Work to complete: Filter the listing and keep only the lines with the word "this".

Supplied information:
::::::

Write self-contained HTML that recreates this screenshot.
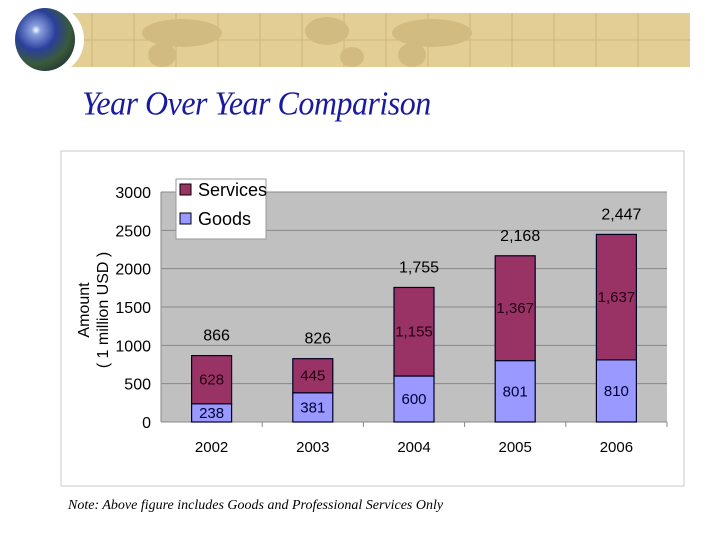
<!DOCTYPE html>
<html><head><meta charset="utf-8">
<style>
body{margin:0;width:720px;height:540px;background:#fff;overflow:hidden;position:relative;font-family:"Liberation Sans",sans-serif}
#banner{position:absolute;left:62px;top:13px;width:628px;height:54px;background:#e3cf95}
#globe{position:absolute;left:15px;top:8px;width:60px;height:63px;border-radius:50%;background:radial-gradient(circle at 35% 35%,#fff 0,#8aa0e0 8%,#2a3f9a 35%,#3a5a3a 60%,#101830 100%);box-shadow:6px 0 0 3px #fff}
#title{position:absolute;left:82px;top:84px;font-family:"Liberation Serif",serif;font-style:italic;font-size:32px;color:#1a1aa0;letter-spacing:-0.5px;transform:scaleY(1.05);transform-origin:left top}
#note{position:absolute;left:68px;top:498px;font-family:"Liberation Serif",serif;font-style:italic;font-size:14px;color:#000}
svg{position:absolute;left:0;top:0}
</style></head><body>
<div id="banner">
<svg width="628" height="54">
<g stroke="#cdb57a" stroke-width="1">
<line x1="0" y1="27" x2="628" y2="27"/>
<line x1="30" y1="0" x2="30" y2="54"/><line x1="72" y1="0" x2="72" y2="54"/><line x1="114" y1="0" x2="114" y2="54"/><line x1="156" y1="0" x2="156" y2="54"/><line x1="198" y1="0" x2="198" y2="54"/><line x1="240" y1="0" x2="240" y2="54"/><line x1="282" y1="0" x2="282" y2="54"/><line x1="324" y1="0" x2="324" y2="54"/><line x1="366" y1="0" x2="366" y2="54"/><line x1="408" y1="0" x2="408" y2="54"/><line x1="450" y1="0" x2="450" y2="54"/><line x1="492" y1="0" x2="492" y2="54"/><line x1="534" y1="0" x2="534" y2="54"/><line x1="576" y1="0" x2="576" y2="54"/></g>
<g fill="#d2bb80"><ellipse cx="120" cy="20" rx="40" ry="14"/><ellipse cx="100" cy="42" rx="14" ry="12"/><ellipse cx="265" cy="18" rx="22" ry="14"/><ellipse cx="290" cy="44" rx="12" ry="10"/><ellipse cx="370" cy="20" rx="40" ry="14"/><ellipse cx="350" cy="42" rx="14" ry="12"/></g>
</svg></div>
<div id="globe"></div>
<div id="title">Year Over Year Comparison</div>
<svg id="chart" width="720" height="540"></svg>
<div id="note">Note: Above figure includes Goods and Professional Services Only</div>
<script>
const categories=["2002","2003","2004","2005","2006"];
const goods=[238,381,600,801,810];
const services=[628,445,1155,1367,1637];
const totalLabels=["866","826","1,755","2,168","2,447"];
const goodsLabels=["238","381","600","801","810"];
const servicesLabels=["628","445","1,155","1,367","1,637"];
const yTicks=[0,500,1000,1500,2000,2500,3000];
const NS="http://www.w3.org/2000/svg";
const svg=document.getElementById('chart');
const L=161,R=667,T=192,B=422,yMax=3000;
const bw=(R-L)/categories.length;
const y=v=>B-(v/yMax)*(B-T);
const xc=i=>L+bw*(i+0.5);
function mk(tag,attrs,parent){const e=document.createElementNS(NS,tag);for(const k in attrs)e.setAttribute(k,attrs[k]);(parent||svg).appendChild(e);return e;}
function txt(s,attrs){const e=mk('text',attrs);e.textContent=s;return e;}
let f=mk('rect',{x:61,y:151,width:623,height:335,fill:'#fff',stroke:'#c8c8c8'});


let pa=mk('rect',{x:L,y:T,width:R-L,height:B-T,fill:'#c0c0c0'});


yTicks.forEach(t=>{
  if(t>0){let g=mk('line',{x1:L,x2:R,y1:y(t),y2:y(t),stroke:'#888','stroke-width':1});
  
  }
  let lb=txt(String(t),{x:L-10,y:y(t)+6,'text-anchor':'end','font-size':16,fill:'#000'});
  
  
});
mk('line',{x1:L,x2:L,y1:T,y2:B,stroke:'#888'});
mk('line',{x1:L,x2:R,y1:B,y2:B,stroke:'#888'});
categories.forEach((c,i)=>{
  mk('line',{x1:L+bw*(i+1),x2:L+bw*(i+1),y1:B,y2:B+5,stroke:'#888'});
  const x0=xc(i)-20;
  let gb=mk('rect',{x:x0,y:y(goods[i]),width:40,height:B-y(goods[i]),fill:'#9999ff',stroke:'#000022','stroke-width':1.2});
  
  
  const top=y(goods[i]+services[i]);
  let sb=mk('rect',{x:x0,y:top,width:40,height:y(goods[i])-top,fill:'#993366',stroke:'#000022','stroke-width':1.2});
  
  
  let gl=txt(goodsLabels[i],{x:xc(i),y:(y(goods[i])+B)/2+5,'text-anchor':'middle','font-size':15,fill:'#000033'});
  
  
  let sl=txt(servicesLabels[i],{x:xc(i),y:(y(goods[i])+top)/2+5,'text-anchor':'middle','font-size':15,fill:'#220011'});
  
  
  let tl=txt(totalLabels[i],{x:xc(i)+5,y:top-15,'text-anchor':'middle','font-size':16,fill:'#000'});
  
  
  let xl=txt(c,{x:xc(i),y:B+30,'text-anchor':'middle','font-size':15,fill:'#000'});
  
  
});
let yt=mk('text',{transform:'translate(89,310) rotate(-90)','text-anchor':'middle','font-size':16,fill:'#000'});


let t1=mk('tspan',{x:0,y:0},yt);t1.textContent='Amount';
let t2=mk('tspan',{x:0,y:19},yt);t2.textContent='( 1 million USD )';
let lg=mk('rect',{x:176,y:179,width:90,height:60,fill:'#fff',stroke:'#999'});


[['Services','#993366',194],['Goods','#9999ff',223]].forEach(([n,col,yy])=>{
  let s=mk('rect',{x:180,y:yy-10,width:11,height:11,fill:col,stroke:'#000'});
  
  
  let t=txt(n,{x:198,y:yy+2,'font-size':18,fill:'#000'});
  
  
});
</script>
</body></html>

::::::

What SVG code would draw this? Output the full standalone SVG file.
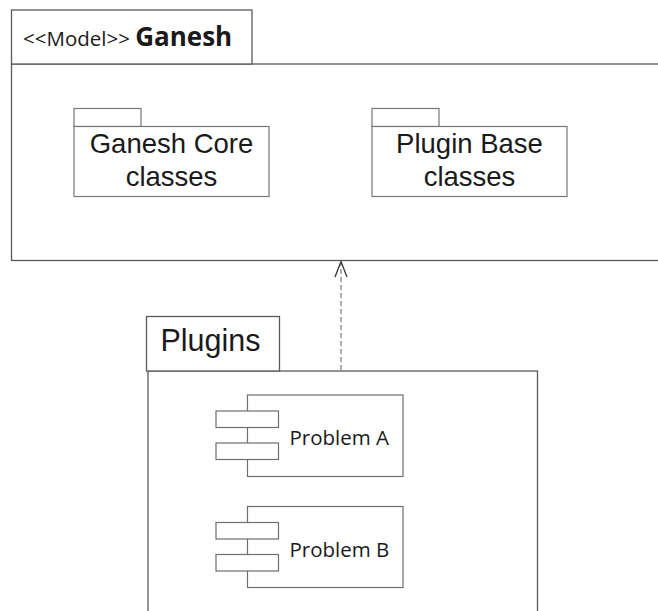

::::::

Completed exercise:
Write self-contained HTML that recreates this screenshot.
What SVG code would draw this? Output the full standalone SVG file.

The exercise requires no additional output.